Mientras en la calle, el terror ciudadano aumenta. Porque ese es el sentimiento del esposo, del hermano, del hijo, del padre que al otro lado del teléfono no sólo teme por la vida del secuestrado, sino que padece el pánico de “fallar” en “el trato” y en el cumplimiento inevitable de las exigencias de los delincuentes.
Hay que desahogar cada una de las peticiones de los secuestradores. Y en esa tortura, resulta evidente que no hay voluntad ni palabra política.
Si nuestros gobernantes tomaran la décima parte de la decisión que la familia de un secuestrado protagoniza para conseguir los billetes que antes jamás vio reunidos… Si experimentaran por un minuto el desbordamiento emocional que impone saber los desenlaces posibles… Si se avergonzaran de la desolación del familiar que hace “el trato” y el que lo ejecuta, advertidos —mejor dicho sentenciados— de que cualquier equívoco hará la diferencia entre la liberación y un cuerpo frío y encajuelado…

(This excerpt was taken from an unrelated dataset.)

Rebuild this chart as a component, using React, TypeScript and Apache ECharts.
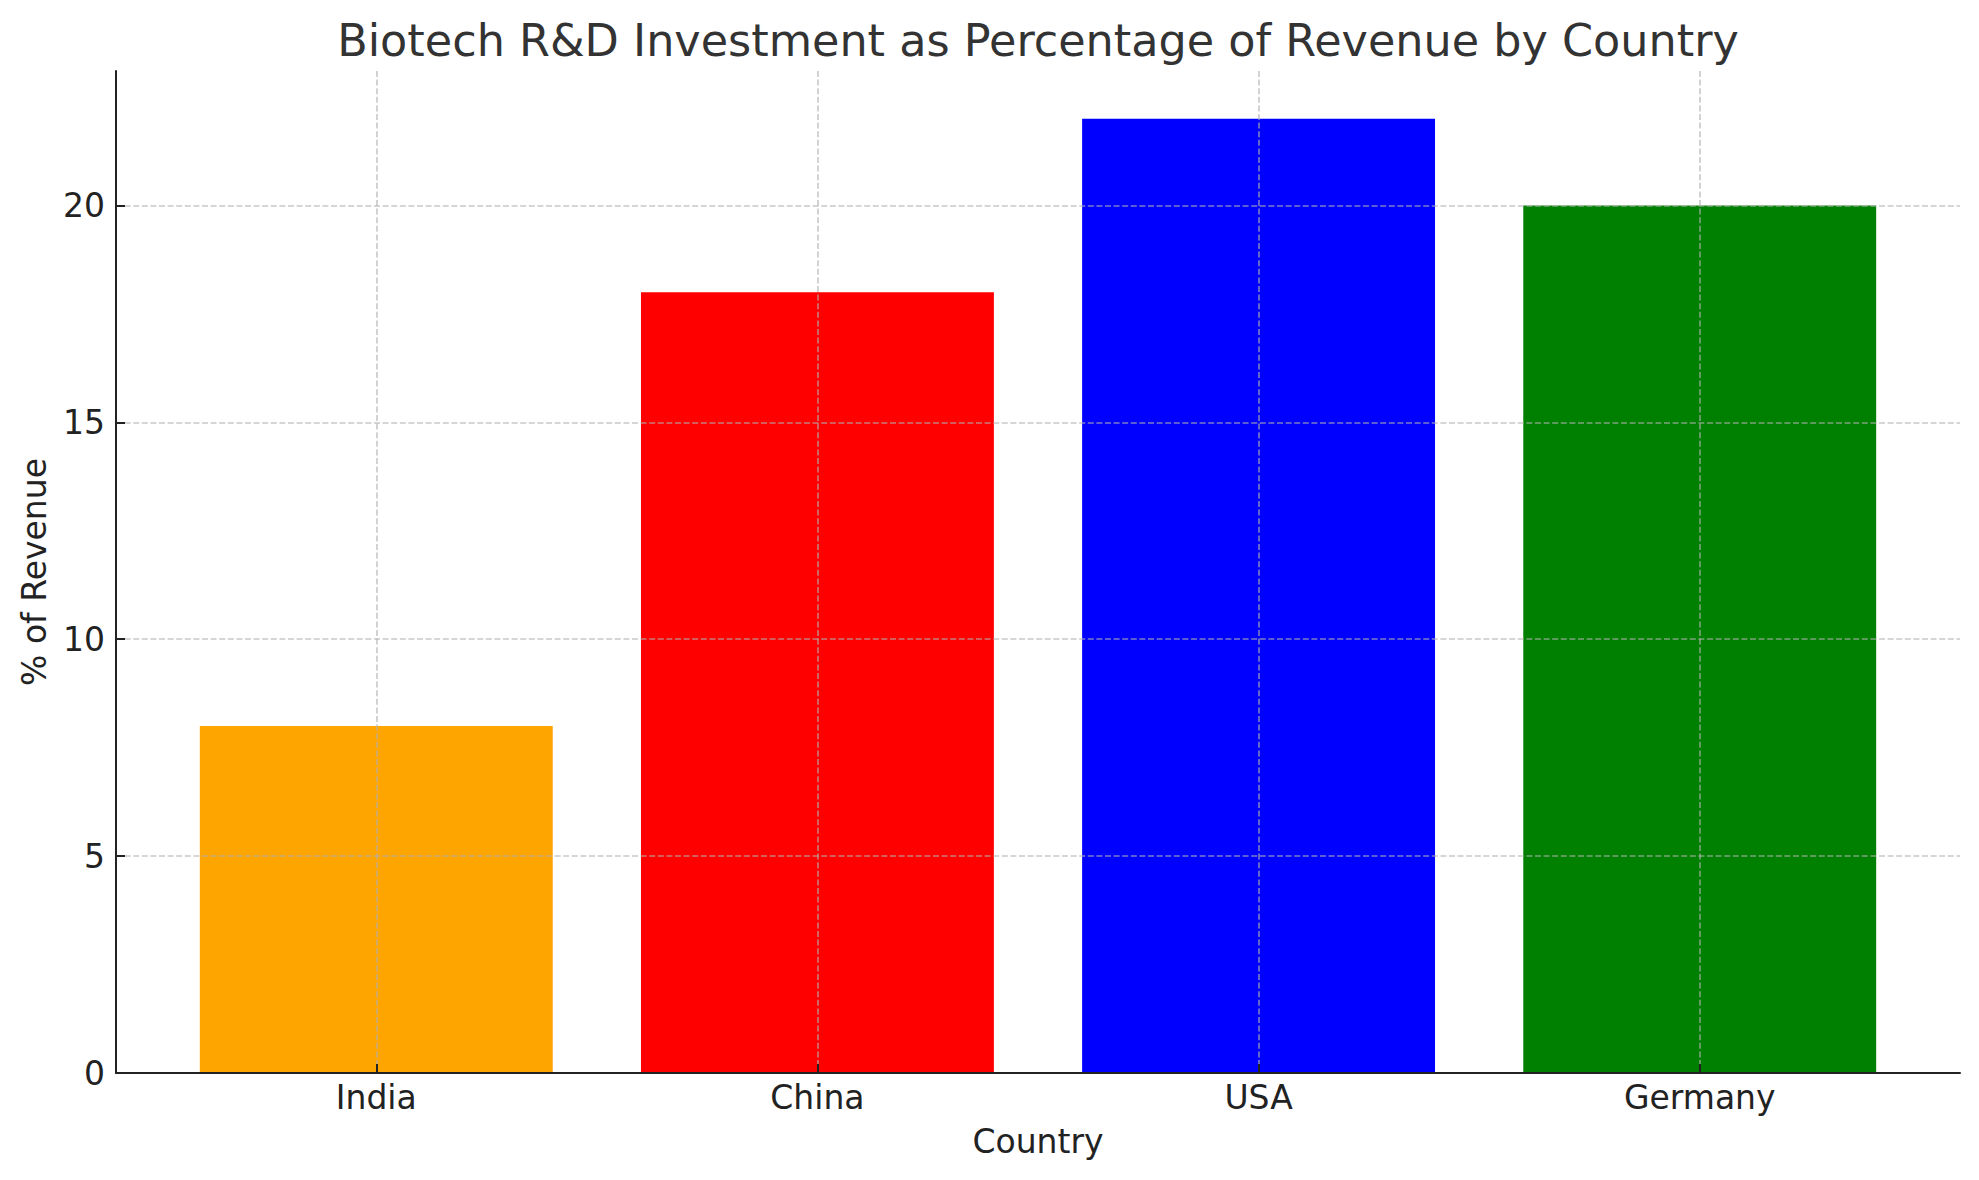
import React, { useEffect, useRef } from "react";
import * as echarts from "echarts";

const countries: string[] = ["India", "China", "USA", "Germany"];
const rdPercent: number[] = [8, 18, 22, 20];
const barColors: string[] = ["#FFA500", "#FF0000", "#0000FF", "#008000"];
const yTicks: number[] = [0, 5, 10, 15, 20];
const xTicks: number[] = [0, 1, 2, 3];

const TITLE = "Biotech R&D Investment as Percentage of Revenue by Country";
const X_NAME = "Country";
const Y_NAME = "% of Revenue";

const W = 1979;
const H = 1180;
const GRID = { left: 116, right: 19, top: 71, bottom: 107 };
const X_MIN = -0.59;
const X_MAX = 3.59;
const Y_MAX = 23.1;
const FONT = "DejaVu Sans";

export default function App() {
  const ref = useRef<HTMLDivElement>(null);

  useEffect(() => {
    if (!ref.current) return;
    const chart = echarts.init(ref.current, null, { renderer: "svg" });
    const plotW = W - GRID.left - GRID.right;
    const unit = plotW / (X_MAX - X_MIN);
    const gridLine = {
      show: true,
      lineStyle: { color: "rgba(176,176,176,0.7)", width: 1.6, type: [6, 2.6] as any },
    };
    const axisLine = { show: true, onZero: false, lineStyle: { color: "#222222", width: 2 } };
    const axisTickBase = { show: true, inside: true, length: 9, lineStyle: { color: "#222222", width: 2 } };

    chart.setOption({
      animation: false,
      backgroundColor: "#ffffff",
      title: {
        text: TITLE,
        left: GRID.left + plotW / 2 - 5,
        textAlign: "center",
        top: 13,
        textStyle: {
          fontFamily: FONT,
          fontSize: 44.5,
          fontWeight: "normal",
          color: "#333333",
          lineHeight: 44,
        },
      },
      grid: { ...GRID, containLabel: false },
      xAxis: {
        type: "value",
        min: X_MIN,
        max: X_MAX,
        z: 5,
        name: X_NAME,
        nameLocation: "middle",
        nameGap: 52,
        nameTextStyle: { fontFamily: FONT, fontSize: 33, color: "#222222", lineHeight: 33 },
        axisLine,
        axisTick: { ...axisTickBase, customValues: xTicks },
        axisLabel: {
          customValues: xTicks,
          margin: 8,
          fontFamily: FONT,
          fontSize: 33,
          color: "#222222",
          lineHeight: 33,
          formatter: (v: number) => countries[Math.round(v)] ?? "",
        },
        splitLine: gridLine,
      },
      yAxis: {
        type: "value",
        min: 0,
        max: Y_MAX,
        z: 5,
        name: Y_NAME,
        nameLocation: "middle",
        nameRotate: 90,
        nameGap: 65,
        nameTextStyle: { fontFamily: FONT, fontSize: 33, color: "#222222", lineHeight: 33 },
        axisLine,
        axisTick: { ...axisTickBase, customValues: yTicks },
        axisLabel: {
          customValues: yTicks,
          margin: 11,
          fontFamily: FONT,
          fontSize: 33,
          color: "#222222",
        },
        splitLine: gridLine,
      },
      series: [
        {
          type: "bar",
          barWidth: unit * 0.8,
          z: 2,
          data: rdPercent.map((v, i) => ({
            value: [i, v],
            itemStyle: { color: barColors[i] },
          })),
        },
      ],
    });
    return () => chart.dispose();
  }, []);

  return (
    <div
      ref={ref}
      style={{ position: "fixed", left: 0, top: 0, width: W, height: H, background: "#fff" }}
    />
  );
}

Acaso hay que disculparlos en su condición humana y aceptar que así como nosotros creíamos que ese era un riesgo lejano, así, nuestra clase gobernante piensa que este despojo únicamente es asunto ciudadano.
Porque sólo en esa indefensión total queda de manifiesto el descobijo legal de las víctimas.
En esas horas largas de angustia en que una familia se juega la vida, alguien lleva el dinero y se vuelve colectivo e indispensable el sentido de la misericordia, en el ruego de que los secuestradores respeten “el acuerdo”, no hay Acuerdo Nacional por la Seguridad que valga.
Se clarifica el panorama y se asume la herida: esos compromisos puestos en papel hace ocho meses son demagogia, burla, motivo suficiente para darles crédito a quienes nos están llamando a anular el voto.